He estado varios días de Semana Santa en una población del interior de Cataluña, de 4.000 habitantes. No hay turistas. Ni uno. Ni nacionales ni extranjeros.
Aunque comento lo sucedido en este pueblo creo que es muy extrapolable a muchísimas otras poblaciones del país, grandes y pequeñas.
Los actos litúrgicos se celebraron con dignidad, con la solemnidad propia del tiempo litúrgico, respetuosos, y a la vez sin espectacularidades y sin concesiones fáciles a la heterodoxia o a la simplificación.

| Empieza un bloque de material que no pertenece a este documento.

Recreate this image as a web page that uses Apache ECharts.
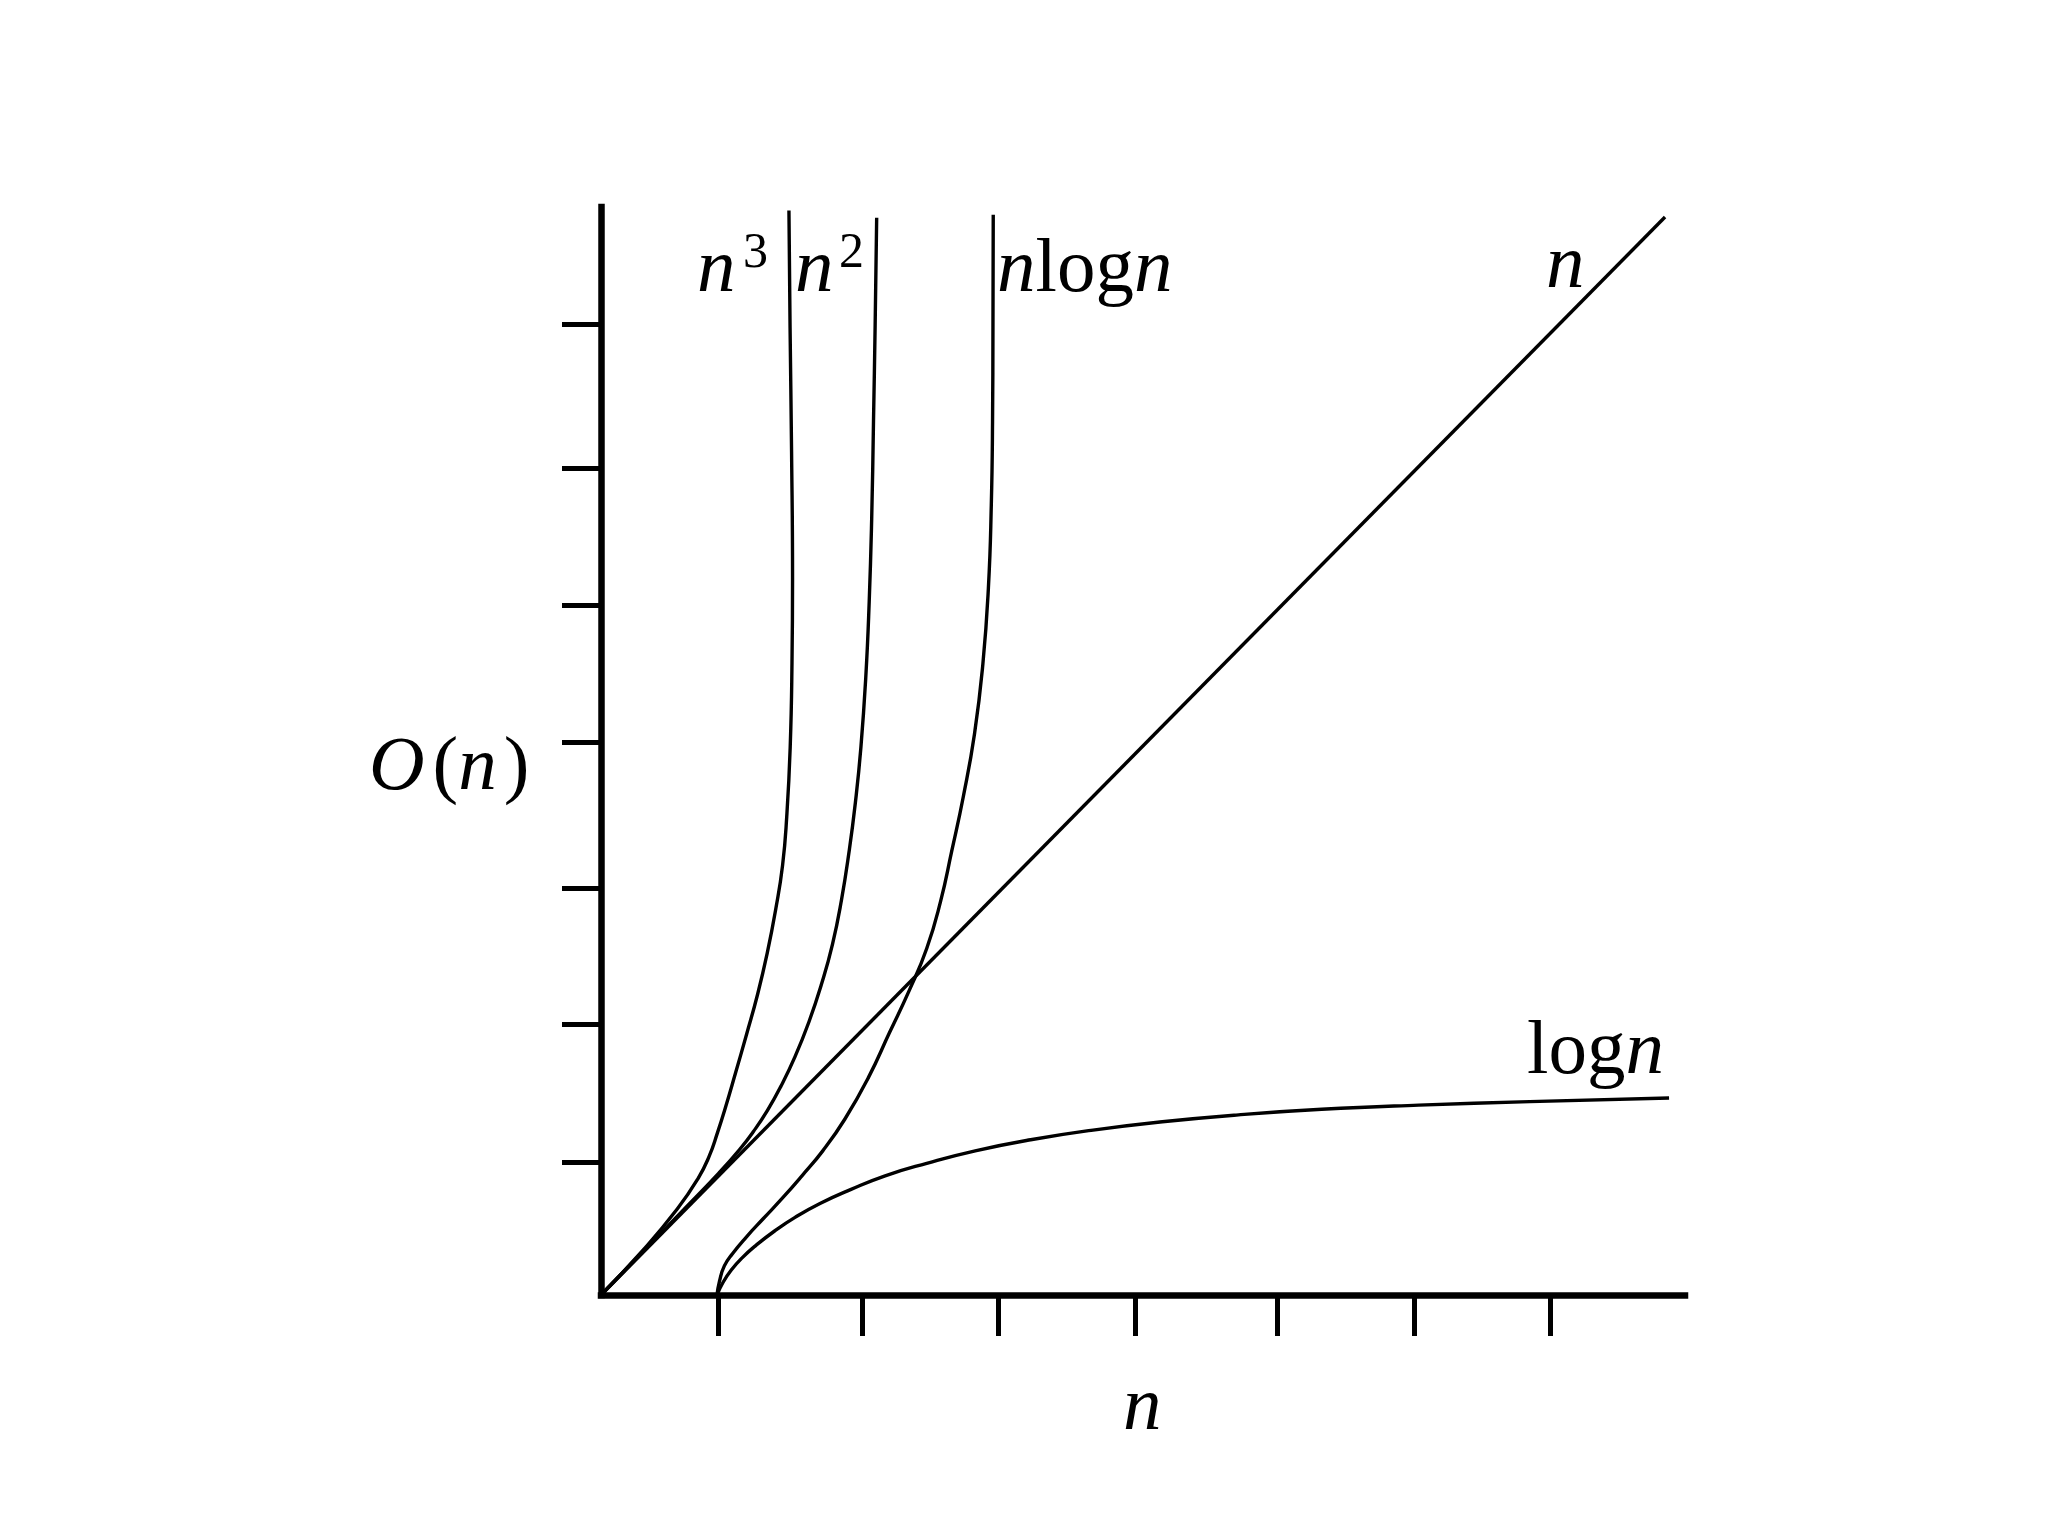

Sin embargo, se dio un hecho que resulta muy llamativo. A los oficios del Jueves y Viernes Santo, con lo que estos son y representan, con la consagración del Cuerpo y la Sangre de Cristo y la posibilidad de recibirlos, o meditar la Pasión del Señor, los asistentes éramos lo que en el lenguaje corriente se suele denominar “cuatro gatos”. Una iglesia parroquial bastante grande, sí, pero en la que no estaba ocupada ni la cuarta parte de su aforo, limitando éste a personas sentadas en los bancos, sin pensar en los que pudieran estar de pie. Por supuesto, los jóvenes se podían contar con la mitad de los dedos de una mano.
En contraste con lo anterior, en la Procesión del Entierro en la noche del Viernes Santo la asistencia fue masiva. No solo desbordaba la iglesia, sino que había gente en el exterior. No faltaban nazarenos, ni personas que llevaban los pasos (allí no se les denominas costaleros) ni grupos de tamborileros de las entidades locales. En su desfile por las calles de la población el número de penitentes era muchísimo mayor que el de espectadores, porque bien podía afirmarse que la mayor parte del pueblo participaba en el desfile procesional.
Añado que la procesión era sentida y correcta, y había muchos jóvenes, incluyendo los que tocaban tambores y otros instrumentos musicales. Alguno de los presentes comentaría la importancia de seguir las tradiciones.
Era evidente que para la mayoría de los asistentes el punto de amarre era la tradición, no una vivencia de fe profunda.
Lo sucedido me llevó a cuestionarme, ¿podemos conformarnos con seguir las tradiciones, pero sin una verdadera vida espiritual? Las procesiones son valiosas, y más si son sentidas y respetuosas, pero todo cristiano que intenta vivir su fe a fondo sabe bien que mucho más importante es la vida interior y, en cuanto a la participación en el culto, hay otras prioridades, en especial la del Santo Sacrificio de la Misa. También que sirve de poco una participación puntual en algún acto si no implica hacer del cristianismo verdadera vida propia.
Nos preguntamos si a lo largo de muchos años se ha dado la formación adecuada para que los fieles tengan criterios claros y sepan priorizar lo importante por delante de lo secundario.
A la vez, en el estado actual reconocemos que hay que actuar con cautela, porque también es cierto que la religiosidad de muchos, muy débil en sí misma, mantiene un mínimo punto de amarre en estas tradiciones y si estas desaparecen su despegue de la religión será total.
Creo que merece la pena planteárselo. En todo caso, una labor necesaria será la de dar formación tan sólida como sea posible, aprovechando el soporte de las tradiciones.